As a restaurant inventory system, Supy's cost calculations focus primarily on the cost of consumables throughout the food preparation and serving process. By default, the cost of such consumption is considered as "cost of goods sold" or in short "COGS". However, some accounting and financial analysis practices require to distinctly regard the cost of certain specific consumption which are then categorized as "Expense" instead of "COGS".
Below are a few common examples from the food industry:
The regular consumption of ingredients for preparing food for clients is considered as "COGS" but if the food is prepared for restaurant management and staff, it is considered separately, as "expense"
When giving away free food items for the purpose of marketing/branding/promotions, it is considered as "expense"
When preparing a burger, all regular ingredients for the burger are considered as "COGS" but the packaging material are considered as "expense" when used in this specific burger recipe
Cleaning consumables (e.g. chemicals) are always considered as "expense".
There are three ways to mark consumption as expense in Supy's platform:
Base item as expense
In the item detail page, you can flag an item as "Doesn't affect COGS" which practically flags it as an expense. When enabled, the consumption of this item will always be flagged as an expense.
Wastage type as expense
When creating a wastage type, you can flag it as "Expense". Any wastage event created with this wastage type will be flagged entirely as expense, regardless of the selected ingredients / recipes inside this wastage event.

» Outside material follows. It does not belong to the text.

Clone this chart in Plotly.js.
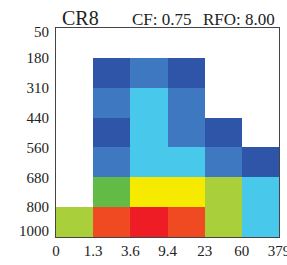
<!DOCTYPE html>
<html>
<head>
<meta charset="utf-8">
<script src="https://cdn.plot.ly/plotly-3.0.1.min.js"></script>
<style>
  html, body { margin: 0; padding: 0; background: #fff; overflow: hidden; }
  #chart { width: 287px; height: 265px; }
</style>
</head>
<body>
<div id="chart"></div>
<script>
// Bin edge labels
const tauLabels = ['0', '1.3', '3.6', '9.4', '23', '60', '379'];
const pcLabels = ['50', '180', '310', '440', '560', '680', '800', '1000'];

// Histogram values (%), rows top (50-180 hPa) to bottom (800-1000 hPa)
const row50 = [0, 0, 0, 0, 0, 0];
const row180 = [0, 1.5, 2.5, 1.5, 0, 0];
const row310 = [0, 2.5, 3.5, 2.5, 0, 0];
const row440 = [0, 1.5, 3.5, 2.5, 1.5, 0];
const row560 = [0, 2.5, 3.5, 3.5, 2.5, 1.5];
const row680 = [0, 4.5, 7, 7, 5.5, 3.5];
const row800 = [5.5, 9, 12.5, 9, 5.5, 3.5];

const cf = '0.75';
const rfo = '8.00';
const regime = 'CR8';

// Discrete colour bands
const bounds = [0, 1, 2, 3, 4, 5, 6, 8, 10, 15];
const bandColors = ['#ffffff', '#2e55a7', '#3d78c0', '#48c8ea', '#62ba47', '#a9cf3b', '#f6eb00', '#f04a23', '#ee1c25'];

const zmax = bounds[bounds.length - 1];
const colorscale = [];
for (let i = 0; i < bandColors.length; i++) {
  colorscale.push([bounds[i] / zmax, bandColors[i]]);
  colorscale.push([bounds[i + 1] / zmax, bandColors[i]]);
}

const z = [row50, row180, row310, row440, row560, row680, row800];
const xEdges = tauLabels.map((_, i) => i);
const yEdges = pcLabels.map((_, i) => i);

const yTickVals = yEdges.slice();
yTickVals[0] = 0.12;
yTickVals[yTickVals.length - 1] = yEdges.length - 1 - 0.2;

const serif = 'Liberation Serif, Times New Roman, serif';

const trace = {
  type: 'heatmap',
  x: xEdges,
  y: yEdges,
  z: z,
  zmin: 0,
  zmax: zmax,
  colorscale: colorscale,
  showscale: false,
  hoverinfo: 'skip',
  xgap: 0,
  ygap: 0
};

const layout = {
  width: 287,
  height: 265,
  margin: { l: 55.5, r: 8, t: 27.5, b: 28, pad: 0 },
  paper_bgcolor: '#ffffff',
  plot_bgcolor: '#ffffff',
  showlegend: false,
  font: { family: serif, size: 15, color: '#222' },
  xaxis: {
    range: [0, tauLabels.length - 1],
    tickvals: xEdges,
    ticktext: tauLabels,
    showgrid: false,
    zeroline: false,
    showline: true,
    linecolor: '#444',
    linewidth: 1,
    mirror: true,
    ticks: '',
    ticklabeloverflow: 'allow',
    tickfont: { family: serif, size: 15, color: '#222' },
    fixedrange: true
  },
  yaxis: {
    range: [pcLabels.length - 1, 0],
    tickvals: yTickVals,
    ticktext: pcLabels,
    showgrid: false,
    zeroline: false,
    showline: true,
    linecolor: '#444',
    linewidth: 1,
    mirror: true,
    ticks: '',
    ticklabelstandoff: 3,
    ticklabeloverflow: 'allow',
    tickfont: { family: serif, size: 15, color: '#222' },
    fixedrange: true
  },
  annotations: [
    { text: regime, xref: 'paper', yref: 'paper', x: 0.02, y: 1, xanchor: 'left', yanchor: 'bottom',
      showarrow: false, font: { family: serif, size: 20, color: '#222' }, yshift: -3 },
    { text: 'CF: ' + cf, xref: 'paper', yref: 'paper', x: 0.333, y: 1, xanchor: 'left', yanchor: 'bottom',
      showarrow: false, font: { family: serif, size: 17, color: '#222' }, yshift: -3 },
    { text: 'RFO: ' + rfo, xref: 'paper', yref: 'paper', x: 0.99, y: 1, xanchor: 'right', yanchor: 'bottom',
      showarrow: false, font: { family: serif, size: 17, color: '#222' }, yshift: -3 }
  ]
};

Plotly.newPlot('chart', [trace], layout, { displayModeBar: false, staticPlot: true });
</script>
</body>
</html>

Ingredient consumption in recipe as expense
Any ingredient inside the recipe grid can be flagged as "Included in Cost"; by default it is included. When this checkbox is disabled, then the consumption cost of this specific ingredient in this specific recipe will be flagged as "Expense".
The cost dashboards exclude expense cost by default. When disabling this "Exclude Expense" toggle, the expense cost will be included along with the COGS.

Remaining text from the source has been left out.